A wonderful Applied Improvisation workshop last week took us playfully through status. Status is a big part of improv, and it’s a big part of life… Who better to be our play leader but the superb Lee Simpson of the Comedy Store Players?
Every time we come across groups of people we subconsciously analyse who’s who, making also a swift analysis of where we fit into the pecking order. In some cases uniforms and other stuff we wear communicates status, but often it is conveyed powerfully by how someone behaves and interacts with others.
Each interaction involves a subtle negotiation about status. We come with our default status, but we adapt it, raise it or lower it sub-consciously to fit better with the other person or to challenge their idea of the status relationship. Improv can help us change how we see ourselves (our own status) and transform how we behave towards others. This directly affects how other people perceive us, and consequently behave towards us.
And so on, the virtuous status circle goes round again.
We all have our way of “being”. For some of us the way we present ourselves – how we project status – may have been very effective. Others might have done themselves a disservice by down-playing their status (over-humble) – or over-playing it (arrogant).
Maybe it’s worth playing with status a little – to enhance our status, or even to downplay it (if humility is useful).
To change our status we can change change our clothes, or we can change how we behave with others.

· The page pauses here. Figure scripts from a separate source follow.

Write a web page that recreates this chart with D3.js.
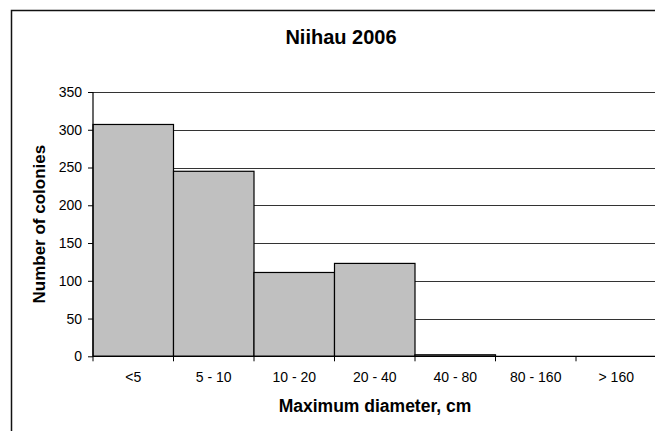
<!DOCTYPE html>
<html>
<head>
<meta charset="utf-8">
<script src="https://cdn.jsdelivr.net/npm/d3@7"></script>
<style>
  html, body { margin: 0; padding: 0; background: #fff; }
  svg { display: block; font-family: "Liberation Sans", Arial, sans-serif; }
</style>
</head>
<body>
<svg id="chart" width="655" height="431"></svg>
<script>
// Colony size classes (maximum diameter, cm) and counts
const categories = ["<5", "5 - 10", "10 - 20", "20 - 40", "40 - 80", "80 - 160", "> 160"];
const colonies = [307, 245, 111, 123, 2, 0, 0];
const yTicks = [0, 50, 100, 150, 200, 250, 300, 350];

const chartTitle = "Niihau 2006";
const xTitle = "Maximum diameter, cm";
const yTitle = "Number of colonies";

const svg = d3.select("#chart");

const plot = { left: 93, right: 656.5, top: 92, bottom: 356.3 };

const x = d3.scaleBand()
  .domain(categories)
  .range([plot.left, plot.right])
  .padding(0);

const y = d3.scaleLinear()
  .domain([0, 350])
  .range([plot.bottom, plot.top]);

// Outer chart frame
svg.append("rect")
  .attr("x", 11.5).attr("y", 10.5)
  .attr("width", 660).attr("height", 440)
  .attr("fill", "none")
  .attr("stroke", "#111")
  .attr("stroke-width", 1.5);

// Horizontal gridlines
svg.append("g")
  .selectAll("line")
  .data(yTicks.filter(d => d > 0))
  .join("line")
  .attr("x1", plot.left).attr("x2", plot.right)
  .attr("y1", d => Math.round(y(d)) + 0.5)
  .attr("y2", d => Math.round(y(d)) + 0.5)
  .attr("stroke", "#333")
  .attr("stroke-width", 1.2);

// Bars
svg.append("g")
  .selectAll("rect")
  .data(categories.map((c, i) => ({ c, v: colonies[i] })))
  .join("rect")
  .attr("x", d => x(d.c))
  .attr("y", d => y(d.v))
  .attr("width", x.bandwidth())
  .attr("height", d => y(0) - y(d.v))
  .attr("fill", "#c0c0c0")
  .attr("stroke", "#000")
  .attr("stroke-width", 1.2);

// Y axis
const yAxis = svg.append("g")
  .attr("transform", `translate(${plot.left},0)`)
  .call(d3.axisLeft(y).tickValues(yTicks).tickSize(5).tickPadding(6).tickFormat(d3.format("d")));
yAxis.select(".domain").attr("stroke", "#000").attr("stroke-width", 1.2).attr("d", `M0,${plot.top}V${plot.bottom}`);
yAxis.selectAll(".tick line").attr("stroke", "#000");
yAxis.selectAll(".tick text")
  .attr("font-size", 14)
  .attr("font-family", "Liberation Sans, Arial, sans-serif")
  .attr("fill", "#000");

// X axis: ticks at category boundaries
const boundaries = categories.map(c => x(c)).concat([plot.right]);
const xAxisG = svg.append("g");
xAxisG.append("line")
  .attr("x1", plot.left).attr("x2", plot.right)
  .attr("y1", plot.bottom).attr("y2", plot.bottom)
  .attr("stroke", "#000").attr("stroke-width", 1.2);
xAxisG.selectAll("line.tk")
  .data(boundaries)
  .join("line")
  .attr("class", "tk")
  .attr("x1", d => d).attr("x2", d => d)
  .attr("y1", plot.bottom).attr("y2", plot.bottom + 5)
  .attr("stroke", "#000");
xAxisG.selectAll("text")
  .data(categories)
  .join("text")
  .attr("x", d => x(d) + x.bandwidth() / 2)
  .attr("y", 382)
  .attr("text-anchor", "middle")
  .attr("font-size", 14)
  .attr("fill", "#000")
  .text(d => d);

// Titles
svg.append("text")
  .attr("x", 341).attr("y", 44)
  .attr("text-anchor", "middle")
  .attr("font-size", 20)
  .attr("font-weight", "bold")
  .text(chartTitle);

svg.append("text")
  .attr("x", 375).attr("y", 412)
  .attr("text-anchor", "middle")
  .attr("font-size", 17.5)
  .attr("font-weight", "bold")
  .text(xTitle);

svg.append("text")
  .attr("transform", `translate(45,${(plot.top + plot.bottom) / 2}) rotate(-90)`)
  .attr("text-anchor", "middle")
  .attr("font-size", 17)
  .attr("font-weight", "bold")
  .text(yTitle);
</script>
</body>
</html>
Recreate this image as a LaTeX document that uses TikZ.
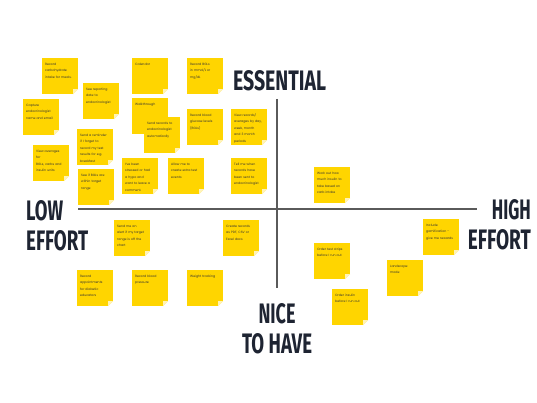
\documentclass[tikz,border=0pt]{standalone}
\usepackage{fontspec}
\setmainfont{Poppins}
\newfontfamily\labelfont{Fira Sans}
\usepackage{tikz}
\usetikzlibrary{calc}
\definecolor{notey}{HTML}{FFD500}
\definecolor{foldy}{HTML}{FFF3B8}
\definecolor{inkblue}{HTML}{1E2432}
\definecolor{axisgray}{HTML}{5A5A5A}
\hyphenpenalty=10000

\begin{document}
\begin{tikzpicture}[x=1pt, y=-1pt,
    note/.style={fill=notey, anchor=north west, align=left, text width=30pt, text height=3pt, text depth=25pt,
        inner xsep=3pt, inner ysep=4pt, font=\fontsize{3.15}{6.5}\selectfont, text=black!80,
        execute at begin node={\hyphenpenalty=10000 },
        path picture={
            \fill[white] ($(path picture bounding box.south east)+(-5,0)$) -- (path picture bounding box.south east)
                -- ($(path picture bounding box.south east)+(0,-5)$) -- cycle;
            \fill[foldy] ($(path picture bounding box.south east)+(-5,0)$) -- ($(path picture bounding box.south east)+(-5,-5)$)
                -- ($(path picture bounding box.south east)+(0,-5)$) -- cycle;
        }},
    heading/.style={inner sep=0pt, text=inkblue, font=\fontsize{20}{30}\selectfont},
    axis/.style={draw=axisgray, line width=1.1pt}
]
    \useasboundingbox[fill=white] (0,0) rectangle (537,403);

    % Axes
    \coordinate (xleft) at (78,209);
    \coordinate (xright) at (477,209);
    \coordinate (ytop) at (277,99);
    \coordinate (ybottom) at (277,288);
    \draw[axis] (xleft) -- (xright);
    \draw[axis] (ytop) -- (ybottom);

    % Axis headings
    \node[heading, anchor=north] (essential) at (279.5,70) {\resizebox{93pt}{20pt}{\labelfont\bfseries ESSENTIAL}};
    \node[heading, anchor=north west, align=left] (loweffort) at (26,200)
        {\resizebox{37pt}{20pt}{\labelfont\bfseries LOW}\\\resizebox{62pt}{20pt}{\labelfont\bfseries EFFORT}};
    \node[heading, anchor=north east, align=right] (higheffort) at (531,199)
        {\resizebox{39pt}{20pt}{\labelfont\bfseries HIGH}\\\resizebox{63pt}{20pt}{\labelfont\bfseries EFFORT}};
    \node[heading, anchor=north, align=center] (nicetohave) at (277,303)
        {\resizebox{37pt}{20pt}{\labelfont\bfseries NICE}\\\resizebox{70pt}{20pt}{\labelfont\bfseries TO HAVE}};

    % Top left: low effort, essential
    \node[note] (ess1) at (42,58) {Record\\carbohydrate\\intake for meals.};
    \node[note] (ess2) at (83,83) {See reporting\\date to\\endocrinologist};
    \node[note] (ess3) at (23,99) {Capture\\endocrinologist\\name and email};
    \node[note] (ess4) at (77,129) {Send a reminder\\if I forget to\\record my test\\results for e.g.\\breakfast};
    \node[note] (ess5) at (33,145) {View averages\\for\\BGLs, carbs and\\insulin units};
    \node[note] (ess6) at (78,169) {See if BGLs are\\within target\\range};
    \node[note] (ess7) at (132,58) {Calendar};
    \node[note] (ess8) at (187,58) {Record BGLs\\in mmol/L or\\mg/dL};
    \node[note] (ess9) at (132,98) {Walkthrough};
    \node[note] (ess10) at (144,117) {Send records to\\endocrinologist\\automatically};
    \node[note] (ess11) at (187,109) {Record blood\\glucose levels\\(BGLs)};
    \node[note] (ess12) at (231,109) {View records/\\averages by day,\\week, month\\and 3 month\\periods};
    \node[note] (ess13) at (122,158) {I've been\\stressed or had\\a hypo and\\want to leave a\\comment.};
    \node[note] (ess14) at (168,158) {Allow me to\\create extra test\\events};
    \node[note] (ess15) at (231,158) {Tell me when\\records have\\been sent to\\endocrinologist};

    % Bottom left: low effort, nice to have
    \node[note] (nice1) at (114,220) {Send me an\\alert if my target\\range is off the\\chart};
    \node[note] (nice2) at (223,220) {Create records\\as PDF, CSV or\\Excel docs};
    \node[note] (nice3) at (77,270) {Record\\appointments\\for diabetic\\educators};
    \node[note] (nice4) at (132,270) {Record blood\\pressure};
    \node[note] (nice5) at (187,270) {Weight tracking};

    % Right: high effort
    \node[note] (high1) at (314,167) {Work out how\\much insulin to\\take based on\\carb intake};
    \node[note] (high2) at (423,219) {Include\\gamification -\\give me rewards};
    \node[note] (high3) at (314,243) {Order test strips\\before I run out};
    \node[note] (high4) at (387,260) {Landscape\\mode};
    \node[note] (high5) at (332,289) {Order insulin\\before I run out};

\end{tikzpicture}
\end{document}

Working out how a higher status feels, and seeing the impact it has on others, is part of the fun of improv. It might be holding up your chin, smiling more (or less), standing up straight, widening your stance (or narrowing it), and – almost certainly – expanding your personal space.
So that’s good news! We can all become more confident by learning how to do this – right?
Hmmm… not so quick… Lee argued that some things we want to change (e.g. feeling more confident) aren’t skills that we can just learn. In most cases we can already do them when we think about them, or when we are on “home territory”. Rather, these are behaviours that we need to constantly practise. The tricky thing might be remembering. Stick up reminders – fridge magnets, post-it notes, posters in your bathroom, notes in your shoes, graffiti on the kettle?
Being mindful is part of it. Lee explained how really great actors are able to observe themselves so closely that they are aware of absolutely everything that’s going on inside them. And really great actors (like really confident people in the real world) don’t judge themselves. They notice, acknowledge, accept and use the information in their performance.
As the other great theatre man himself said: “All the world’s a stage”… So, let’s start expanding our space on it. And when we’re practising, remember his man Hamlet’s advice: “the play‘s the thing.” Enjoy!